Super High Resolution Mirrorless - Olympus OM-D E-M5 II - Sigma DP2 Quattro

Both the Olympus OM-D E-M5 II and the Sigma DP2 Quattro have pretensions to offer super high resolution images. The Olympus, via it's High-Res mode offers a 40MP jpg. and a 64MP raw file. This however requires no subject movement, an exposure that requires sensor shift and therefore a tripod. The Sigma offers a S-HI jpg. option which is 39MP and an incredible 'Double Size' option from raw which is an unbelievable 78MP. So do these options produce what these numbers indicate, very high resolution images. And if so, are they actually any good?

Images were shot at ISO 100, both cameras tripod mounted. The Olympus was at f/6.3 and the Sigma at f/8 to 'even up' the DOF. The Olympus raw file was processed in Adobe Photoshop CS6 - camera raw defaults and the Sigma raw file in Sigma Photo Pro, which is the only software that will process the Quattro's raw files. Again, the default setting was used.

From the 100% blow up results above, you can see that these high resolution claims are no idle boast. Either from raw or jpg., both cameras produce very detailed, very high resolution, very sharp files. There are differences in colour balance and the Sigma has a worse dynamic range, but overall if you are interested in producing files with mind boggling sizes (The Olympus raw is 9216 x 6912 pixels and the Sigma an astonishing 10848 x 7232 pixels !!!!) both cameras produce amazing results. I would also point out that only the basic default sharpening was applied to the raw files and the jpgs. are straight out of the camera with no editing. 

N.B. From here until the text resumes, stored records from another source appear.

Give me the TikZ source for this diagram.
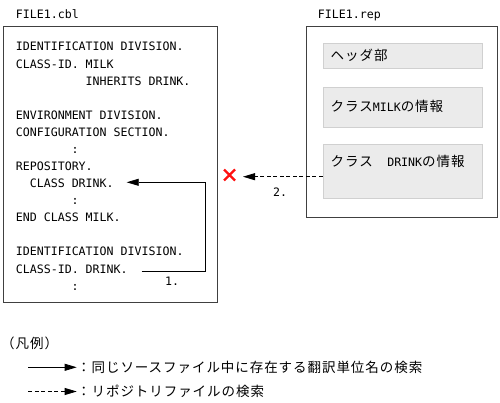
\documentclass[tikz,border=0pt]{standalone}
\usepackage{fontspec}
\usetikzlibrary{arrows.meta,calc}
\newfontfamily\mono{DejaVu Sans Mono}
\newfontfamily\jp[LetterSpace=7]{Noto Sans CJK JP}
\newcommand\mn[1]{{\mono\fontsize{11.6}{14}\selectfont #1}}
\definecolor{boxgray}{HTML}{EBEBEB}
\definecolor{boxline}{HTML}{D0D0D0}
\definecolor{xred}{HTML}{FF1010}
\begin{document}
\begin{tikzpicture}[x=1pt,y=-1pt,
  code/.style={anchor=base west, inner sep=0pt, font=\mono\fontsize{11.6}{14}\selectfont},
  jtext/.style={anchor=base west, inner sep=0pt, font=\jp\fontsize{13.5}{16}\selectfont},
  frame/.style={draw=black!75, line width=0.9pt, inner sep=0pt, anchor=north west},
  part/.style={draw=boxline, fill=boxgray, line width=0.8pt, inner sep=0pt, anchor=north west},
  tip/.style={-{Triangle[length=12pt,width=7pt]}},
  conn/.style={line width=0.8pt, black},
  dashconn/.style={line width=0.8pt, black, dash pattern=on 4pt off 2.5pt}]
\useasboundingbox (0,0) rectangle (500,403);

% titles
\node[code] (tcbl) at (15.7,18.3) {FILE1.cbl};
\node[code] (trep) at (317.7,18.3) {FILE1.rep};

% boxes
\node[frame, minimum width=214pt, minimum height=276pt] (cbl) at (3,26) {};
\node[frame, minimum width=191pt, minimum height=191pt] (rep) at (306,26) {};
\node[part, minimum width=159pt, minimum height=25pt] (hdr) at (322.7,43) {};
\node[part, minimum width=159pt, minimum height=40pt] (milk) at (322.7,87) {};
\node[part, minimum width=159pt, minimum height=54pt] (drink) at (322.7,144) {};

\node[jtext] (thdr) at (330.5,60.5) {ヘッダ部};
\node[jtext] (tmilk) at (330.5,111.5) {クラス\mn{MILK}の情報};
\node[jtext] (tdrink) at (330.5,166.5) {クラス　\mn{DRINK}の情報};

% code lines
\def\cw{6.98}
\def\lp{17.08}
\node[code] (l0) at (15.7,51) {IDENTIFICATION DIVISION.};
\node[code] (l1) at (15.7,51+\lp) {CLASS-ID. MILK};
\node[code] (l2) at (15.7+10*\cw,51+2*\lp) {INHERITS DRINK.};
\node[code] (l4) at (15.7,51+4*\lp) {ENVIRONMENT DIVISION.};
\node[code] (l5) at (15.7,51+5*\lp) {CONFIGURATION SECTION.};
\node[code] (l6) at (15.7+8*\cw,51+6*\lp) {:};
\node[code] (l7) at (15.7,51+7*\lp) {REPOSITORY.};
\node[code] (l8) at (15.7+2*\cw,51+8*\lp) {CLASS DRINK.};
\node[code] (l9) at (15.7+8*\cw,51+9*\lp) {:};
\node[code] (l10) at (15.7,51+10*\lp) {END CLASS MILK.};
\node[code] (l12) at (15.7,51+12*\lp) {IDENTIFICATION DIVISION.};
\node[code] (l13) at (15.7,51+13*\lp) {CLASS-ID. DRINK.};
\node[code] (l14) at (15.7+8*\cw,51+14*\lp) {:};

% arrow 1
\coordinate (a1s) at (141.7,271.7);
\coordinate (a1c) at (205.7,271.7);
\coordinate (a1d) at (205.7,182.3);
\coordinate (a1e) at (126.7,182.3);
\draw[conn, tip] (a1s) -- (a1c) -- (a1d) -- (a1e);
\node[code] (n1) at (165,285) {1.};

% arrow 2
\coordinate (a2s) at (drink.west |- 0,176.7);
\coordinate (a2e) at (243,176.7);
\draw[dashconn, tip] (a2s) -- (a2e);
\node[code] (n2) at (273,196.7) {2.};

% red cross
\coordinate (xm) at (229.5,175);
\draw[xred, line width=2.3pt] ($(xm)+(-5.5,-5.5)$) -- ($(xm)+(5.5,5.5)$)
  ($(xm)+(-5.5,5.5)$) -- ($(xm)+(5.5,-5.5)$);

% legend
\node[jtext] (leg) at (1,348) {（凡例）};
\coordinate (s1) at (28.3,367.3);
\coordinate (s2) at (76.7,367.3);
\draw[conn, tip] (s1) -- (s2);
\node[jtext] (lt1) at (77,372.3) {：同じソースファイル中に存在する翻訳単位名の検索};
\coordinate (d1) at (28.3,391.5);
\coordinate (d2) at (76.7,391.5);
\draw[dashconn, tip] (d1) -- (d2);
\node[jtext] (lt2) at (77,396.3) {：リポジトリファイルの検索};
\end{tikzpicture}
\end{document}
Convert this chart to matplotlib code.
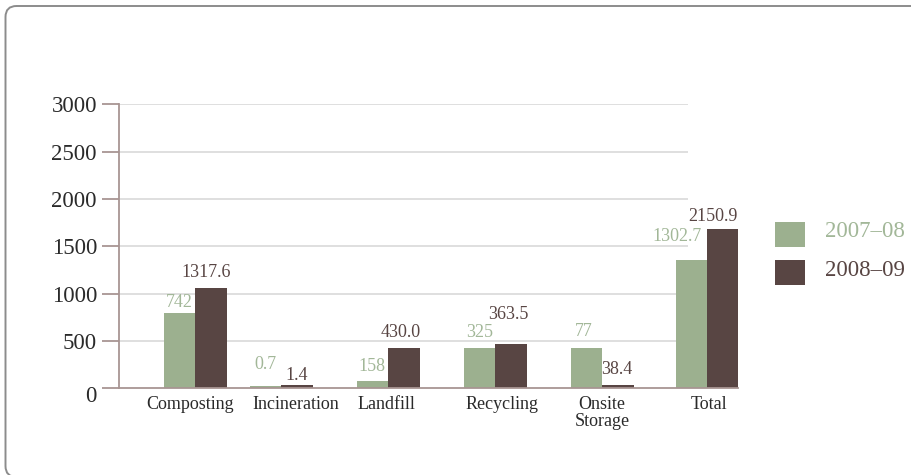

Each camera has advantages and disadvantages for this however.



  • Wide selection of lenses available
  • Better high(er) ISO quality than the Sigma
  • Images have to include no movement whatsoever
  • A tripod is essential


  • Camera has a fixed 30mm lens 
  • Anything over ISO 200 means a quality drop
  • Images with movement can be captured
  • The high-res images can be created hand held

Now if Olympus can get this sensor shifting technology to work hand held, then that is going to be a major breakthrough and will probably signal an end to the 'pixel race' since it then becomes pointless. But anyone who has ever spent anytime attempting to produce high resolution landscape will now that it's very rare to get all the elements of a composition totally still and in the UK that's almost unheard of. So the Sigma has an obvious advantage unless you do a lot of studio still life.

The Sigma also has no sensor shift technology and is creating these files via interpolation, so it's clear that again the claims about the Foveon sensor are no idle boast either. It is a sensational sensor if you are looking for high resolution images. The problem with the Sigma's is, of course, if you want a different lens you have to buy another camera. Now when the entire Quattro range becomes available there will be a choice of (In approximate 35mm 'full frame' terms) 21mm, 28mm, 45mm, 75mm and 90mm (via adapter.) But then that will set you back somewhere around £3000-3500, since I've just found out there are price rises happening. So maybe those of us interested in these high-res. possibilities should hope that Olympus crack the sensor shift / hand held / faster shutter speed difficulty. 

But, even allowing for all that, this is impressive image quality by any criteria and allows the use of smaller lighter cameras to produce very large prints and images suitable for the most demanding of print publishing needs. And it's something that should worry Nikon, Canon and Sony, unless of course they come up with their own version of the Olympus tech. In the meantime Sigma goes it's own sweet way with the remarkable Foveon sensor. Which of course raises yet again the question of why on earth they don't put this into a MCE (Mirrorless / CSC / E.V.I.L ) system. Personally, as I've written many times, I think they are crazy and VERY shortsighted not to do this. Surely they would sell more cameras. I'd buy the whole lot immediately and probably use little else for the bulk of my work. But then we have to deal with what's on offer and both cameras are well worth considering if you are looking for huge files and incredible detail. Yes, both could be better in what they offer, but when the alternative is many 1000's of pounds / dollars and euros on a much larger camera and top class lenses, maybe the limitations of what these cameras offer can be put up with after all.